* Task directions
Open with the line that has "picture with matplotlib."; close with the line that has "1, 0.65, 0.6, 0.5, 0.4, 0.3, 0.2, 0.1, 0]". Retype those lines exactly, images excluded.

Saved entries
***

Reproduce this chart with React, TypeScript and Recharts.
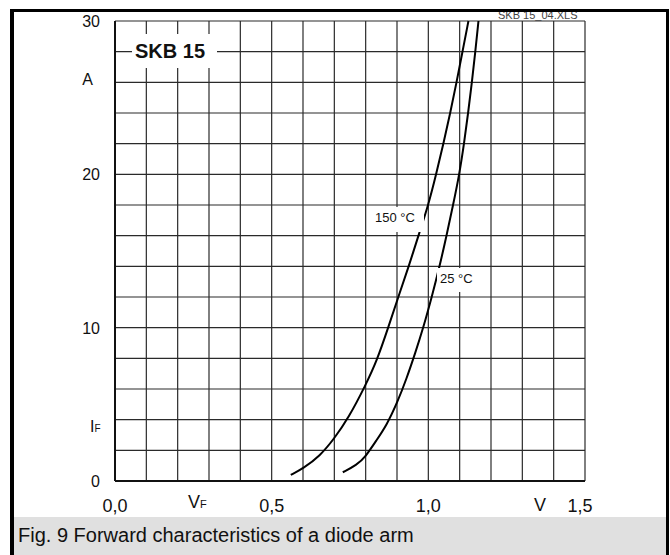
import { LineChart, Line, XAxis, YAxis, CartesianGrid } from "recharts";

// forward voltage (V) / forward current (A)
const v150 = [0.561, 0.601, 0.654, 0.699, 0.745, 0.8, 0.835, 0.872, 0.904, 0.936, 0.973, 1.0, 1.025, 1.048, 1.07, 1.09, 1.109, 1.128];
const i150 = [0.4, 0.83, 1.63, 2.75, 4.1, 6.26, 7.8, 10.0, 12.0, 13.9, 16.3, 18.0, 20.0, 22.0, 24.0, 26.0, 28.0, 30.0];

const v25 = [0.727, 0.771, 0.8, 0.835, 0.867, 0.9, 0.931, 0.958, 0.984, 1.011, 1.036, 1.058, 1.079, 1.099, 1.114, 1.127, 1.139, 1.15, 1.16];
const i25 = [0.57, 1.04, 1.59, 2.67, 3.65, 5.07, 6.7, 8.33, 10.0, 12.0, 14.0, 16.0, 18.0, 20.0, 22.0, 24.0, 26.0, 28.0, 30.0];

const xTicks = [0, 0.1, 0.2, 0.3, 0.4, 0.5, 0.6, 0.7, 0.8, 0.9, 1.0, 1.1, 1.2, 1.3, 1.4, 1.5];
const yTicks = [0, 2, 4, 6, 8, 10, 12, 14, 16, 18, 20, 22, 24, 26, 28, 30];
const xLabels = ["0,0", "0,5", "1,0", "1,5"];
const yLabels = ["0", "10", "20", "30"];

const FONT = '"Liberation Sans", Arial, sans-serif';

const data150 = v150.map((v, k) => ({ v, i: i150[k] }));
const data25 = v25.map((v, k) => ({ v, i: i25[k] }));

// the last printed label sits a little left of its grid line
const xNudge: Record<string, number> = { "0,0": 0, "0,5": 0, "1,0": 0, "1,5": -5 };

const XTick = (props: any) => {
  const { x, y, payload } = props;
  const idx = Math.round(payload.value * 2);
  if (Math.abs(payload.value * 2 - idx) > 0.001) return null;
  const label = xLabels[idx];
  return (
    <text x={x + xNudge[label]} y={y + 31} textAnchor="middle" fontFamily={FONT} fontSize={18} fill="#111">
      {label}
    </text>
  );
};

const YTick = (props: any) => {
  const { x, y, payload } = props;
  if (payload.value % 10 !== 0) return null;
  return (
    <text x={x - 15} y={y + 6} textAnchor="end" fontFamily={FONT} fontSize={16} fill="#111">
      {yLabels[payload.value / 10]}
    </text>
  );
};

const abs = (left: number, top: number, extra: any = {}) => ({
  position: "absolute" as const,
  left,
  top,
  fontFamily: FONT,
  color: "#111",
  whiteSpace: "nowrap" as const,
  ...extra,
});

export default function App() {
  return (
    <div style={{ position: "absolute", left: 0, top: 0, width: 670, height: 555, background: "#fff", overflow: "hidden" }}>
      <LineChart
        width={670}
        height={555}
        margin={{ top: 21, right: 85, left: 75, bottom: 44 }}
        style={{ position: "absolute", left: 0, top: 0 }}
      >
        <CartesianGrid stroke="#2a2a2a" strokeWidth={1.2} />
        <XAxis
          type="number"
          dataKey="v"
          domain={[0, 1.5]}
          ticks={xTicks}
          interval={0}
          height={30}
          tickSize={0}
          tickMargin={0}
          axisLine={{ stroke: "#111", strokeWidth: 2 }}
          tickLine={false}
          tick={<XTick />}
        />
        <YAxis
          type="number"
          domain={[0, 30]}
          ticks={yTicks}
          interval={0}
          width={40}
          tickSize={0}
          tickMargin={0}
          axisLine={{ stroke: "#111", strokeWidth: 2 }}
          tickLine={false}
          tick={<YTick />}
        />
        <Line data={data150} dataKey="i" type="basis" stroke="#000" strokeWidth={2} dot={false} isAnimationActive={false} />
        <Line data={data25} dataKey="i" type="basis" stroke="#000" strokeWidth={2} dot={false} isAnimationActive={false} />
      </LineChart>

      {/* file name, partly hidden by the frame */}
      <div style={abs(498, 9, { fontSize: 11, lineHeight: "12px", color: "#444" })}>SKB 15_04.XLS</div>

      {/* labels with white backgrounds breaking the grid */}
      <div style={abs(132, 34, { width: 85, height: 34, background: "#fff", boxSizing: "border-box", paddingLeft: 3, paddingTop: 7, fontSize: 20, lineHeight: "20px", fontWeight: "bold" })}>
        SKB 15
      </div>
      <div style={abs(372, 207, { width: 52, height: 25, background: "#fff", boxSizing: "border-box", paddingLeft: 3, paddingTop: 3, fontSize: 13, lineHeight: "15px" })}>
        150 °C
      </div>
      <div style={abs(437, 268, { width: 41, height: 24, background: "#fff", boxSizing: "border-box", paddingLeft: 3, paddingTop: 3, fontSize: 13, lineHeight: "15px" })}>
        25 °C
      </div>

      {/* axis units */}
      <div style={abs(82, 71, { width: 11, textAlign: "right", fontSize: 16, lineHeight: "18px" })}>A</div>
      <div style={abs(90, 418, { fontSize: 16, lineHeight: "18px" })}>
        I<span style={{ fontSize: 10 }}>F</span>
      </div>
      <div style={abs(188, 492, { fontSize: 18, lineHeight: "20px" })}>
        V<span style={{ fontSize: 11 }}>F</span>
      </div>
      <div style={abs(534, 495, { fontSize: 18, lineHeight: "20px" })}>V</div>

      {/* caption bar */}
      <div style={abs(14, 517, { width: 652, height: 38, background: "#e0e0e0", boxSizing: "border-box", paddingLeft: 4, paddingTop: 7, fontSize: 20, lineHeight: "22px" })}>
        Fig. 9 Forward characteristics of a diode arm
      </div>

      {/* outer frame */}
      <div
        style={{
          position: "absolute",
          left: 10,
          top: 9,
          width: 659,
          height: 546,
          boxSizing: "border-box",
          borderTop: "3px solid #000",
          borderLeft: "4px solid #000",
          borderRight: "3px solid #000",
        }}
      />
    </div>
  );
}
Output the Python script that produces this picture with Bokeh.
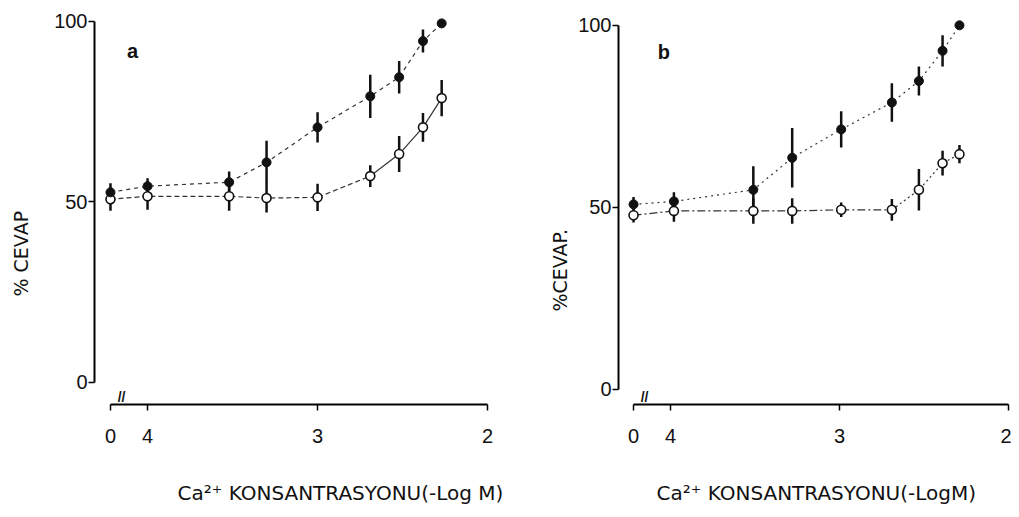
from bokeh.plotting import figure
from bokeh.models import Range1d, FixedTicker, CustomJSTickFormatter, Label, Title, LinearAxis
from bokeh.layouts import row
from bokeh.embed import file_html
from bokeh.resources import INLINE

FONT = "Liberation Sans"
TFONT = "DejaVu Sans"

# ---- data (Ca2+ concentration as -log M; 0 = control, no Ca2+) ----
A_CONC = [0, 4.0, 3.52, 3.30, 3.0, 2.69, 2.52, 2.38, 2.27]
A_FILLED = [52.6, 54.3, 55.4, 60.9, 70.6, 79.2, 84.5, 94.5, 99.4]
A_FILLED_ERR = [2.5, 2.2, 3.0, 6.0, 4.2, 6.0, 4.5, 3.2, 0]
A_OPEN = [50.7, 51.5, 51.5, 51.0, 51.2, 57.1, 63.2, 70.6, 78.7]
A_OPEN_ERR = [3.2, 3.7, 4.0, 4.0, 3.8, 3.0, 5.0, 4.0, 5.0]

B_CONC = [0, 3.98, 3.51, 3.28, 2.99, 2.69, 2.53, 2.39, 2.29]
B_FILLED = [50.8, 51.6, 54.8, 63.6, 71.4, 78.8, 84.7, 93.0, 100.0]
B_FILLED_ERR = [2.0, 2.5, 6.5, 8.2, 5.0, 5.3, 4.0, 4.3, 0]
B_OPEN = [47.8, 49.0, 49.0, 49.0, 49.3, 49.3, 54.8, 62.1, 64.6]
B_OPEN_ERR = [2.0, 3.0, 3.5, 3.5, 2.0, 3.0, 5.7, 3.4, 2.5]

X_TICKS = [4, 3, 2]
Y_TICKS = [0, 50, 100]
PANEL_LABELS = ["a", "b"]
Y_TITLES = ["% CEVAP", "%CEVAP."]
X_TITLES = ["Ca²⁺ KONSANTRASYONU(-Log M)", "Ca²⁺ KONSANTRASYONU(-LogM)"]


def spacer_axis(size, tick_at):
    # invisible axis (one white tick, no label) that only reserves space
    return LinearAxis(ticker=FixedTicker(ticks=[tick_at]), axis_line_color=None,
                      major_tick_line_color="white", major_tick_line_width=1,
                      minor_tick_line_color=None,
                      major_tick_in=0, major_tick_out=size,
                      major_label_standoff=0,
                      formatter=CustomJSTickFormatter(code="return '';"))


def make_panel(conc, filled, ferr, opn, oerr, ctrl, xr, yr, width, border_left,
               border_right, panel_label, lab_pos, y_title, ytitle_offset, ytitle_space,
               x_title, xtitle_offset, open_dash_split, open_dash1, open_dash2, filled_dash):
    p = figure(width=width, height=508, output_backend="svg", toolbar_location=None,
               x_range=Range1d(*xr), y_range=Range1d(*yr),
               min_border_left=border_left, min_border_right=border_right,
               min_border_top=7, min_border_bottom=104)
    p.outline_line_color = None
    p.xgrid.visible = False
    p.ygrid.visible = False
    p.background_fill_color = "white"

    xs = [ctrl if c == 0 else c for c in conc]

    # y axis
    p.yaxis.ticker = FixedTicker(ticks=Y_TICKS)
    p.yaxis.bounds = (0, 100)
    p.yaxis.minor_tick_line_color = None
    p.yaxis.major_tick_in = 0
    p.yaxis.major_tick_out = 6
    p.yaxis.major_label_standoff = 1
    p.yaxis.axis_line_width = 2
    p.yaxis.major_tick_line_width = 1.5
    p.yaxis.major_label_text_font = FONT
    p.yaxis.major_label_text_font_size = "20px"
    p.yaxis.major_label_text_color = "#111"

    # x axis
    p.xaxis.ticker = FixedTicker(ticks=[ctrl] + X_TICKS)
    p.xaxis.formatter = CustomJSTickFormatter(
        code="return tick > 4.1 ? '0' : tick.toFixed(0);")
    p.xaxis.bounds = (ctrl, 2)
    p.xaxis.minor_tick_line_color = None
    p.xaxis.major_tick_in = 0
    p.xaxis.major_tick_out = 6
    p.xaxis.major_label_standoff = 18
    p.xaxis.axis_line_width = 1.8
    p.xaxis.major_tick_line_width = 1.5
    p.xaxis.major_label_text_font = FONT
    p.xaxis.major_label_text_font_size = "20px"
    p.xaxis.major_label_text_color = "#111"

    # lines
    p.line(xs, filled, line_color="#333", line_width=1.2, line_dash=filled_dash)
    k = open_dash_split
    p.line(xs[:k + 1], opn[:k + 1], line_color="#333", line_width=1.2, line_dash=open_dash1)
    p.line(xs[k:], opn[k:], line_color="#333", line_width=1.2, line_dash=open_dash2)

    # error bars
    p.segment(xs, [v - e for v, e in zip(filled, ferr)], xs, [v + e for v, e in zip(filled, ferr)],
              line_color="#111", line_width=2.5)
    p.segment(xs, [v - e for v, e in zip(opn, oerr)], xs, [v + e for v, e in zip(opn, oerr)],
              line_color="#111", line_width=2.5)

    # markers
    p.scatter(xs, opn, size=9, marker="circle", fill_color="white", line_color="#111", line_width=1.6)
    p.scatter(xs, filled, size=9, marker="circle", fill_color="#111", line_color="#111")

    # axis break mark
    p.add_layout(Label(x=ctrl - 0.065, y=yr[0], text="//", text_font=FONT, text_font_size="14px",
                       text_font_style="bold", text_align="center", text_baseline="bottom",
                       text_color="#111"))
    # panel label
    p.add_layout(Label(x=lab_pos[0], y=lab_pos[1], text=panel_label, text_font=FONT,
                       text_font_size="20px", text_font_style="bold", text_align="center",
                       text_baseline="middle", text_color="#111"))
    # axis titles (spacers position them like the reference)
    p.add_layout(spacer_axis(ytitle_space, yr[0] + 1), "left")
    p.add_layout(Title(text=y_title, align="left", offset=ytitle_offset, standoff=0,
                       text_font=TFONT, text_font_size="19px", text_font_style="normal",
                       text_color="#111"), "left")
    p.add_layout(spacer_axis(33, ctrl), "below")
    p.add_layout(Title(text=x_title, align="left", offset=xtitle_offset, standoff=0,
                       text_font=TFONT, text_font_size="20px", text_font_style="normal",
                       text_color="#111"), "below")
    return p


pa = make_panel(A_CONC, A_FILLED, A_FILLED_ERR, A_OPEN, A_OPEN_ERR,
                ctrl=4.218, xr=(4.312, 1.924), yr=(-6.18, 103.8), width=530,
                border_left=94, border_right=30, panel_label=PANEL_LABELS[0],
                lab_pos=(4.088, 91.7), y_title=Y_TITLES[0], ytitle_offset=108, ytitle_space=20,
                x_title=X_TITLES[0], xtitle_offset=83,
                open_dash_split=5, open_dash1="5 3", open_dash2="solid", filled_dash="4 4")

pb = make_panel(B_CONC, B_FILLED, B_FILLED_ERR, B_OPEN, B_OPEN_ERR,
                ctrl=4.219, xr=(4.308, 1.982), yr=(-4.2, 104.9), width=481,
                border_left=88, border_right=0, panel_label=PANEL_LABELS[1],
                lab_pos=(4.04, 92.6), y_title=Y_TITLES[1], ytitle_offset=93, ytitle_space=5,
                x_title=X_TITLES[1], xtitle_offset=38,
                open_dash_split=5, open_dash1="8 3 2 3", open_dash2="2 3", filled_dash="2 4")

layout = row(pa, pb)
open("out.html", "w").write(file_html(layout, INLINE))
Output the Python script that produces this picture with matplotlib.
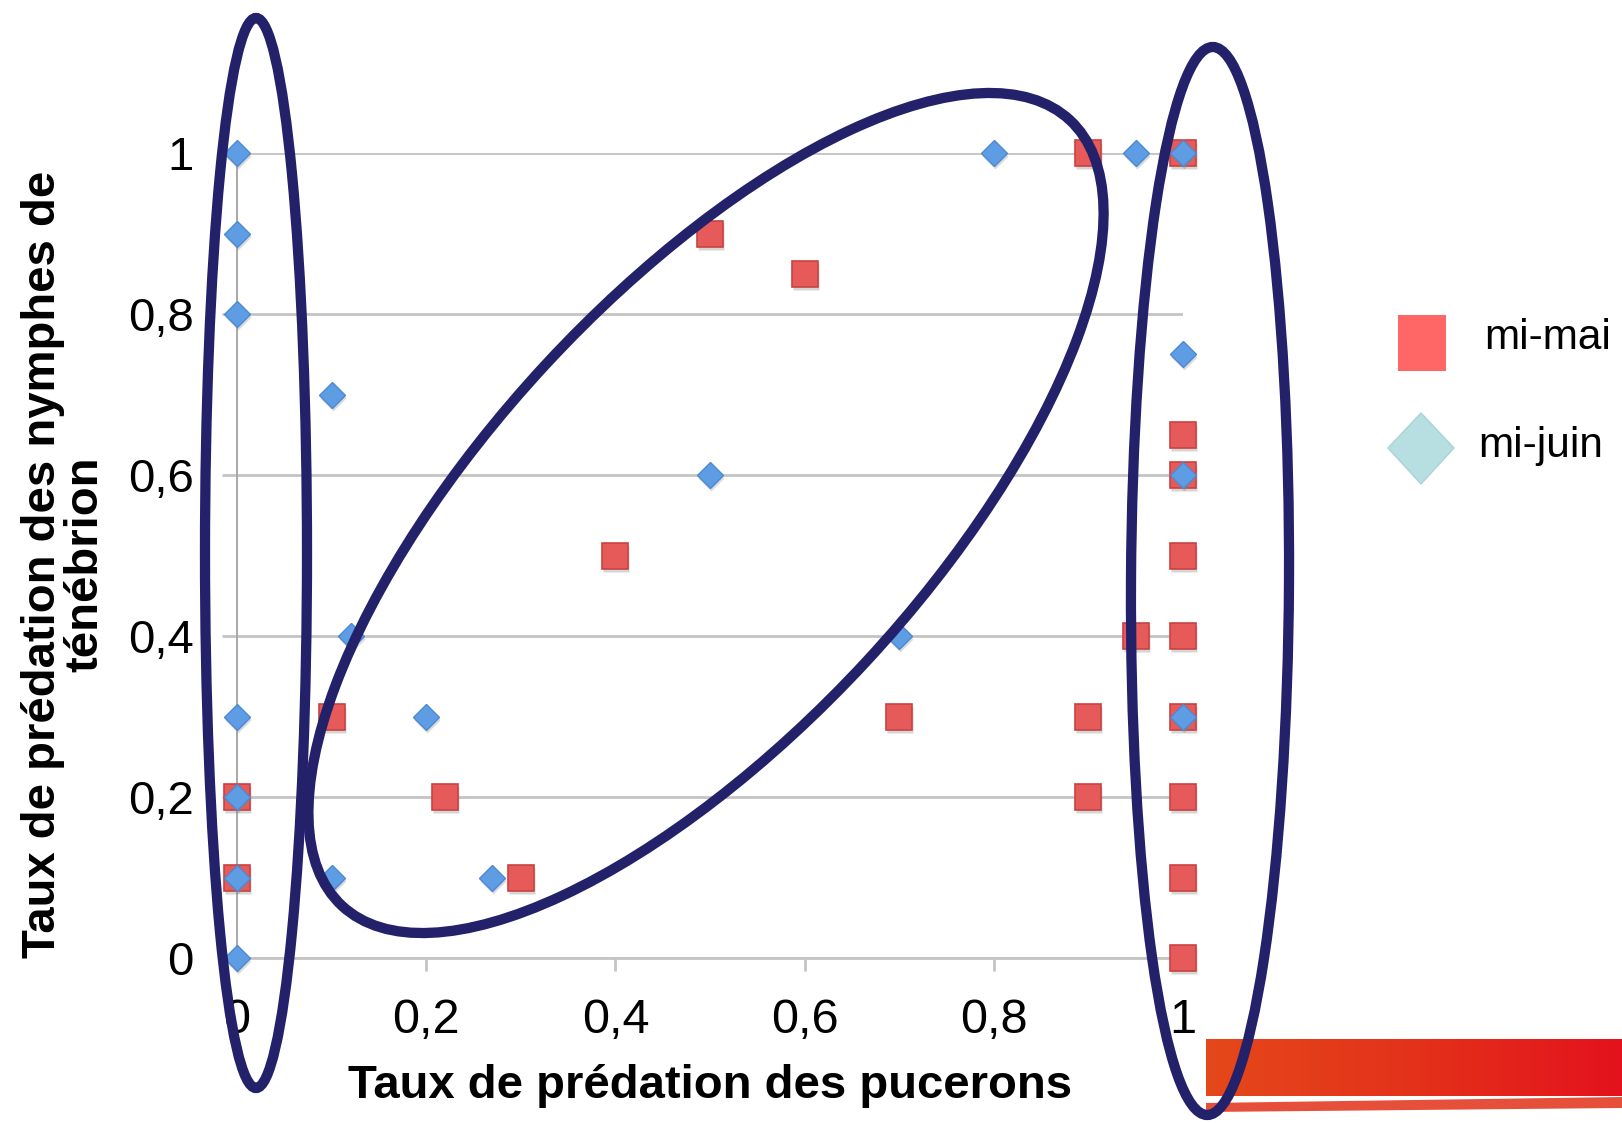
import numpy as np
import matplotlib
matplotlib.use("Agg")
import matplotlib.pyplot as plt
from matplotlib import transforms
from matplotlib.patches import Ellipse, Rectangle, Polygon
from matplotlib.colors import LinearSegmentedColormap

# mi-mai (red squares)
mai_x = [0, 0, 0.1, 0.22, 0.3, 0.4, 0.5, 0.6, 0.7, 0.9, 0.9, 0.9, 0.95,
         1, 1, 1, 1, 1, 1, 1, 1, 1]
mai_y = [0.2, 0.1, 0.3, 0.2, 0.1, 0.5, 0.9, 0.85, 0.3, 1, 0.3, 0.2, 0.4,
         1, 0.65, 0.6, 0.5, 0.4, 0.3, 0.2, 0.1, 0]

# mi-juin (blue diamonds)
juin_x = [0, 0, 0, 0.1, 0.12, 0, 0.2, 0, 0, 0.1, 0.27, 0, 0.5, 0.7,
          0.8, 0.95, 1, 1, 1, 1]
juin_y = [1, 0.9, 0.8, 0.7, 0.4, 0.3, 0.3, 0.2, 0.1, 0.1, 0.1, 0, 0.6, 0.4,
          1, 1, 1, 0.75, 0.6, 0.3]

ticks = [0, 0.2, 0.4, 0.6, 0.8, 1]
tick_labels = ["0", "0,2", "0,4", "0,6", "0,8", "1"]
series_labels = ["mi-mai", "mi-juin"]

W, H = 1622, 1123
DPI = 100
fig = plt.figure(figsize=(W / DPI, H / DPI), dpi=DPI)
fig.patch.set_facecolor("white")

# plot area in pixels: x 237..1183, y 153..958 (from top)
ax = fig.add_axes([237 / W, (H - 958) / H, (1183 - 237) / W, (958 - 153) / H])
ax.set_xlim(0, 1)
ax.set_ylim(0, 1)
ax.set_facecolor("none")

grid_col = "#c4c4c4"
for s in ["top", "right"]:
    ax.spines[s].set_visible(False)
ax.spines["bottom"].set_color(grid_col)
ax.spines["bottom"].set_linewidth(2.0)
ax.spines["left"].set_color("#a8a8a8")
ax.spines["left"].set_linewidth(1.4)
ax.yaxis.grid(True, color=grid_col, linewidth=2.0)
ax.set_axisbelow(True)

ax.set_xticks(ticks)
ax.set_yticks(ticks)
ax.set_xticklabels(tick_labels, family="Liberation Sans", fontsize=35)
ax.set_yticklabels(tick_labels, family="Liberation Sans", fontsize=34)
ax.tick_params(axis="y", length=11, width=2, color=grid_col, pad=20)
ax.tick_params(axis="x", length=9, width=2, color=grid_col, pad=20)

# soft drop shadow under markers
shadow = transforms.offset_copy(ax.transData, fig=fig, x=1, y=-3, units="dots")
ax.plot(mai_x, mai_y, ls="none", marker="s", ms=18.5, mfc="#888888", mec="none",
        alpha=0.35, transform=shadow, clip_on=False, zorder=3)
ax.plot(mai_x, mai_y, ls="none", marker="s", ms=18.5, mfc="#e65a5a", mec="#c94242",
        mew=1.2, clip_on=False, zorder=4, label=series_labels[0])
ax.plot(juin_x, juin_y, ls="none", marker="D", ms=13, mfc="#888888", mec="none",
        alpha=0.3, transform=shadow, clip_on=False, zorder=5)
ax.plot(juin_x, juin_y, ls="none", marker="D", ms=13, mfc="#5e9de3", mec="#4d89d2",
        mew=1.0, clip_on=False, zorder=6, label=series_labels[1])

fig.text(710 / W, 1 - 1086 / H, "Taux de prédation des pucerons", ha="center",
         va="center", fontsize=34, fontweight="bold", family="Liberation Sans")
fig.text(64 / W, 1 - 564 / H, "Taux de prédation des nymphes de\nténébrion",
         ha="center", va="center", rotation=90, fontsize=34, fontweight="bold",
         family="Liberation Sans", linespacing=0.95, multialignment="center")

# overlay in pixel coordinates (y up) for the annotations
ov = fig.add_axes([0, 0, 1, 1], zorder=10)
ov.axis("off")
ov.patch.set_alpha(0)

# red banner bottom right
grad = np.linspace(0, 1, 256).reshape(1, -1)
banner = LinearSegmentedColormap.from_list("banner", ["#e5481a", "#e3321a", "#e3121d"])
ov.imshow(grad, cmap=banner, aspect="auto", extent=[1206, W, H - 1096, H - 1039], zorder=1)
ov.add_patch(Polygon([[1206, H - 1103], [W, H - 1097], [W, H - 1108], [1206, H - 1112]],
                     closed=True, fc="#e6503a", ec="none", zorder=1))
ov.set_xlim(0, W)
ov.set_ylim(0, H)

navy = "#23216a"
lw = 7.4
ov.add_patch(Ellipse((256, H - 553), 102, 1070, angle=0, fill=False, ec=navy, lw=lw, zorder=5))
ov.add_patch(Ellipse((1210, H - 581), 158, 1068, angle=-0.3, fill=False, ec=navy, lw=lw, zorder=5))
ov.add_patch(Ellipse((706, H - 513), 1071, 437, angle=47.2, fill=False, ec=navy, lw=lw, zorder=5))

# legend
ov.add_patch(Rectangle((1398, H - 371), 48, 56, fc="#ff6666", ec="none", zorder=5))
ov.add_patch(Polygon([[1388, H - 448], [1421, H - 413], [1454, H - 448], [1421, H - 484]],
                     closed=True, fc="#b7dfe1", ec="#a9d3d6", lw=1, zorder=5))
ov.text(1484, H - 338, series_labels[0], ha="left", va="center", fontsize=30.5,
        family="Liberation Sans")
ov.text(1478, H - 446, series_labels[1], ha="left", va="center", fontsize=30.5,
        family="Liberation Sans")

fig.savefig("out.png", dpi=DPI)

***

* Task answer
Output the Python script that produces this picture with matplotlib.
import numpy as np
import matplotlib
matplotlib.use("Agg")
import matplotlib.pyplot as plt
from matplotlib import transforms
from matplotlib.patches import Ellipse, Rectangle, Polygon
from matplotlib.colors import LinearSegmentedColormap

# mi-mai (red squares)
mai_x = [0, 0, 0.1, 0.22, 0.3, 0.4, 0.5, 0.6, 0.7, 0.9, 0.9, 0.9, 0.95,
         1, 1, 1, 1, 1, 1, 1, 1, 1]
mai_y = [0.2, 0.1, 0.3, 0.2, 0.1, 0.5, 0.9, 0.85, 0.3, 1, 0.3, 0.2, 0.4,
         1, 0.65, 0.6, 0.5, 0.4, 0.3, 0.2, 0.1, 0]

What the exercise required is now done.